On 27 February 1912 Apcar & Co, ships, workshops and mines, were sold to the British India Steam Navigation Company for Rs 800,000 and absorbed by BISN. Sailings from Kolkata to Japan were still advertised as being conducted by the Apcar Line into the 1950s. The coal mines were managed by Mackinnon, Mackenzie & Co until 1951.

== Apcar Alexander Apcar==

Apcar Alexander Apcar was the second son of Apcar Arathoon Apcar.
He was born in Kolkata on 3 October 1850. After going to Harrow School, he returned to Calcutta in the early 1870s, never again visiting Europe. He was a keen cricketer, and rackets player. He was president of the Calcutta Turf Club. He kept a fine stud, recruited from a breeding farm he owned in Australia. His stud was "summered" at Bangalore, where he spent a good part of the hot weather season.

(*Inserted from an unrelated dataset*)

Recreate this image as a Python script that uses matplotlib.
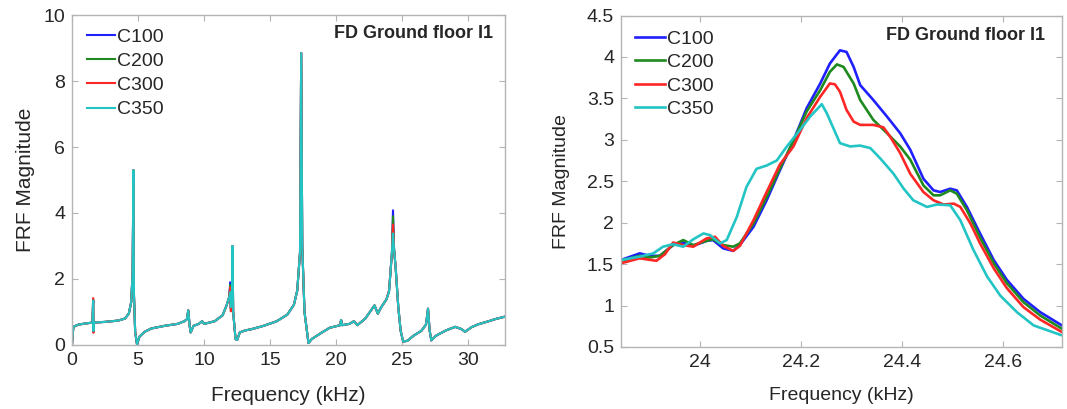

Sir Alexander took a prominent part in the work of the Bengal Chamber of Commerce, of which he was vice-president in 1903 and president from 1904 to 1907. He represented the Chamber on the Bengal Legislative Council, and on the Supreme Legislature from 1900 to 1909, and for many years he was one of its representatives on the Kolkata Port Trust.
Sir Alexander was the Consul for Siam in Calcutta for many years.
He became head of Apcar & Co.
He was created a CSI in 1903, and was advanced to knighthood of the Order on the occasion of the Coronation Durbar at Delhi later that year.
Sir Apcar Alexander Apcar, KCSI died at Bangalore on 17 April 1913.
He was unmarried. The Times Obituary stated that the death of Sir Alexander, "removes one of the best known and most popular of the merchant princes of Calcutta."